The next illustration shows that meeting taking place….
His visit was duly paid. He came with a pretence at an apology from their sister-in-law, for not coming too; “but she was so much engaged with her mother, that really she had no leisure for going any where.” Mrs. Jennings, however, assured him directly, that she should not stand upon ceremony, for they were all cousins, or something like it, and she should certainly wait on Mrs. John Dashwood very soon, and bring her sisters to see her. His manners to them , though calm, were perfectly kind; to Mrs. Jennings, most attentively civil; and on Colonel Brandon’s coming in soon after himself, he eyed him with a curiosity which seemed to say, that he only wanted to know him to be rich to be equally civil to him .
This is a masterly passage. Mrs Jennings’ uncomplicated kindness is expressed perfectly in her statement that ” they were all cousins or something like that”… friendly and cordial relationships are what matter to her not the depth of someone’s pocket. And Thomson portrays this genial openness very well in the illustration,above. For John Dashwood being kind and genial depended very much upon the material worth of the company before him. He is only now using his relationship with his sisters to expand his acquaintance of wealthy people. He really is detestable.
And talking of detestible…here we see that dreadful woman, Mrs Ferrars, who truly is a sour, dried up, bitter fruit.
Mrs. Ferrars was a little, thin woman, upright, even to formality, in her figure, and serious, even to sourness, in her aspect. Her complexion was sallow: and her features small, without beauty, and naturally without expression: but a lucky contraction of the brow had rescued her countenance from the disgrace of insipidity, by giving it the strong characters of pride and ill-nature. She was not a woman of many words: for, unlike people in general, she proportioned them to the number of her ideas; and of the few syllables that did escape her, not one fell to the share of Miss Dashwood, whom she eyed with the spirited determination of disliking her at all events.

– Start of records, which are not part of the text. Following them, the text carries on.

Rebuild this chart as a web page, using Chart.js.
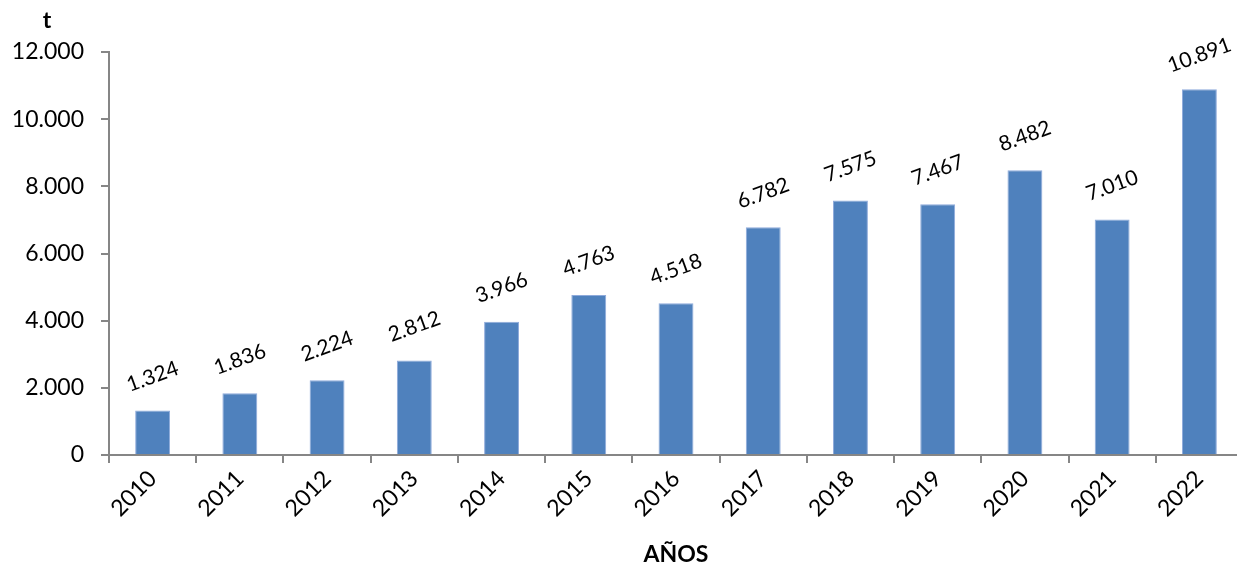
<!DOCTYPE html>
<html>
<head>
<meta charset="utf-8">
<script src="https://cdn.jsdelivr.net/npm/chart.js@4/dist/chart.umd.min.js"></script>
<style>
  html, body { margin: 0; padding: 0; background: #fff; overflow: hidden; }
</style>
</head>
<body>
<canvas id="chart" width="1250" height="569"></canvas>
<script>
const years = ['2010', '2011', '2012', '2013', '2014', '2015', '2016', '2017', '2018', '2019', '2020', '2021', '2022'];
const tonnes = [1324, 1836, 2224, 2812, 3966, 4763, 4518, 6782, 7575, 7467, 8482, 7010, 10891];
const yTicks = [0, 2000, 4000, 6000, 8000, 10000, 12000];

const FONT = 'Lato, "Open Sans", sans-serif';
const AXIS = '#868686';

function fmt(n) {
    return String(n).replace(/\B(?=(\d{3})+(?!\d))/g, '.');
}

// labels above the bars, tilted like the original
const barLabels = {
    id: 'barLabels',
    afterDatasetsDraw(chart) {
        const ctx = chart.ctx;
        const meta = chart.getDatasetMeta(0);
        ctx.save();
        ctx.font = '21px ' + FONT;
        ctx.fillStyle = '#000';
        ctx.textAlign = 'center';
        ctx.textBaseline = 'middle';
        meta.data.forEach((bar, i) => {
            ctx.save();
            ctx.translate(bar.x, bar.y - 34);
            ctx.rotate(-20 * Math.PI / 180);
            ctx.fillText(fmt(tonnes[i]), 0, 0);
            ctx.restore();
        });
        ctx.restore();
    }
};

// unit label at the top of the value axis
const unitLabel = {
    id: 'unitLabel',
    afterDraw(chart) {
        const ctx = chart.ctx;
        ctx.save();
        ctx.font = 'bold 23px ' + FONT;
        ctx.fillStyle = '#000';
        ctx.textAlign = 'center';
        ctx.textBaseline = 'middle';
        ctx.fillText('t', 47, 21);
        ctx.restore();
    }
};

const ctx = document.getElementById('chart').getContext('2d');
new Chart(ctx, {
    type: 'bar',
    data: {
        labels: years,
        datasets: [{
            label: 't',
            data: tonnes,
            backgroundColor: '#4F81BD',
            borderColor: '#8EAADB',
            borderWidth: 1,
            barPercentage: 0.4,
            categoryPercentage: 1
        }]
    },
    options: {
        responsive: false,
        animation: false,
        layout: { padding: { top: 52, left: 0, right: 7, bottom: 0 } },
        plugins: {
            legend: { display: false },
            tooltip: { enabled: false }
        },
        scales: {
            x: {
                afterFit(scale) { scale.height = 114; },
                border: { color: AXIS, width: 2 },
                grid: { drawOnChartArea: false, color: AXIS, lineWidth: 2, tickLength: 8, offset: true },
                ticks: {
                    color: '#000',
                    font: { family: FONT, size: 23 },
                    minRotation: 45,
                    maxRotation: 45,
                    padding: 2
                },
                title: {
                    display: true,
                    text: 'AÑOS',
                    color: '#000',
                    font: { family: FONT, size: 23, weight: 'bold' },
                    padding: { top: 0, bottom: 1 }
                }
            },
            y: {
                min: 0,
                max: 12000,
                afterFit(scale) { scale.width = 109; },
                afterBuildTicks(scale) { scale.ticks = yTicks.map(v => ({ value: v })); },
                border: { color: AXIS, width: 2 },
                grid: { drawOnChartArea: false, color: AXIS, lineWidth: 2, tickLength: 8 },
                ticks: {
                    color: '#000',
                    font: { family: FONT, size: 23 },
                    padding: 17,
                    callback: v => fmt(v)
                }
            }
        }
    },
    plugins: [barLabels, unitLabel]
});
</script>
</body>
</html>
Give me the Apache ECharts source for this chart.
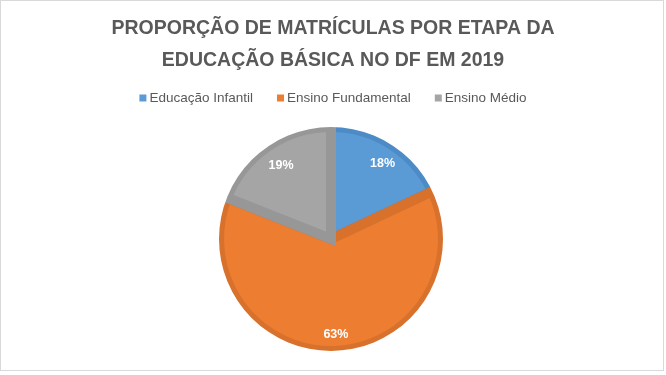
<!DOCTYPE html>
<html>
<head>
<meta charset="utf-8">
<script src="https://cdn.jsdelivr.net/npm/echarts@6/dist/echarts.min.js"></script>
<style>
html,body{margin:0;padding:0;background:#fff;}
#frame{position:absolute;left:0;top:0;width:664px;height:371px;border:1px solid #d9d9d9;box-sizing:border-box;}
#chart{position:absolute;left:0;top:0;width:666px;height:375px;}
</style>
</head>
<body>
<div id="frame"></div>
<div id="chart"></div>
<script>
const titleText = 'PROPORÇÃO DE MATRÍCULAS POR ETAPA DA\nEDUCAÇÃO BÁSICA NO DF EM 2019';
const categories = ['Educação Infantil', 'Ensino Fundamental', 'Ensino Médio'];
const values = [18, 63, 19];
const fillColors = ['#5B9BD5', '#ED7D31', '#A5A5A5'];
const borderColors = ['#4D8BC6', '#D8712B', '#979797'];

const center = [331, 239];
const labelCenter = [333, 242];
const R = 112;

const chart = echarts.init(document.getElementById('chart'), null, {renderer: 'canvas'});
const mainData = categories.map((c, i) => ({
  name: c, value: values[i],
  itemStyle: {color: fillColors[i], borderColor: borderColors[i]}
}));
const labelData = categories.map((c, i) => ({name: c, value: values[i]}));

chart.setOption({
  animation: false,
  title: {
    text: titleText,
    left: 'center', top: 8,
    textStyle: {fontFamily: 'Liberation Sans', fontWeight: 'bold', fontSize: 19.5, color: '#595959', lineHeight: 32}
  },
  legend: {
    top: 86, left: 'center',
    data: categories,
    icon: 'rect', itemWidth: 7, itemHeight: 7, itemGap: 24,
    itemStyle: {borderWidth: 0},
    textStyle: {fontFamily: 'Liberation Sans', fontSize: 13.5, color: '#595959', padding: [0, 0, 0, -2]}
  },
  color: fillColors,
  series: [
    {
      type: 'pie', center: center, radius: [0, R], startAngle: 90, clockwise: true,
      data: mainData, label: {show: false}, labelLine: {show: false},
      itemStyle: {borderWidth: 10, borderJoin: 'miter'},
      emphasis: {disabled: true}, silent: true
    },
    {
      type: 'pie', center: center, radius: [R, R + 14], silent: true,
      data: [{name: 'ring', value: 1, itemStyle: {color: '#ffffff', borderWidth: 0}}],
      label: {show: false}, labelLine: {show: false}, emphasis: {disabled: true}, legendHoverLink: false
    },
    {
      type: 'pie', center: labelCenter, radius: [67, R], startAngle: 90, clockwise: true, silent: true,
      data: labelData,
      itemStyle: {color: 'rgba(0,0,0,0)', borderWidth: 0},
      label: {show: true, position: 'inside', formatter: '{c}%', color: '#ffffff', fontFamily: 'Liberation Sans', fontWeight: 'bold', fontSize: 12.5},
      labelLine: {show: false}, emphasis: {disabled: true}
    }
  ]
});
</script>
</body>
</html>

This is one of Thomson’s best illustrations in the book. He has captured this proud and hateful woman’s character perfectly.
And finally we see the sweet innocent nature of Marianne,perfectly captured in this illustration, who simply cannot understand why Edward wants to leave Elinor’s company. Whereas we know exactly why Edward just wants to run as fast as he can……to be as far away as possible from the woman with whom he is secretly engaged, Lucy, and the woman he truly loves…. Just look at the tension in Edward’s shoulders…
“Going so soon!” said Marianne; “my dear Edward, this must not be.”
And drawing him a little aside, she whispered her persuasion that Lucy could not stay much longer. But even this encouragement failed, for he would go; and Lucy, who would have outstaid him had his visit lasted two hours, soon afterwards went away.
“What can bring her here so often!” said Marianne, on her leaving them. “Could she not see that we wanted her gone! How teasing to Edward!”
“Why so? — we were all his friends, and Lucy has been the longest known to him of any. It is but natural that he should like to see her as well as ourselves.”
Marianne looked at her steadily, and said, “You know, Elinor, that this is a kind of talking which I cannot bear. If you only hope to have your assertion contradicted, as I must suppose to be the case, you ought to recollect that I am the last person in the world to do it. I cannot descend to be tricked out of assurances that are not really wanted.”
She then left the room; and Elinor dared not follow her to say more, for bound as she was by her promise of secrecy to Lucy, she could give no information that would convince Marianne; and painful as the consequences of her still continuing in an error might be, she was obliged to submit to it. All that she could hope, was that Edward would not often expose her or himself to the distress of hearing Marianne’s mistaken warmth, nor to the repetition of any other part of the pain that had attended their recent meeting — and this she had every reason to expect.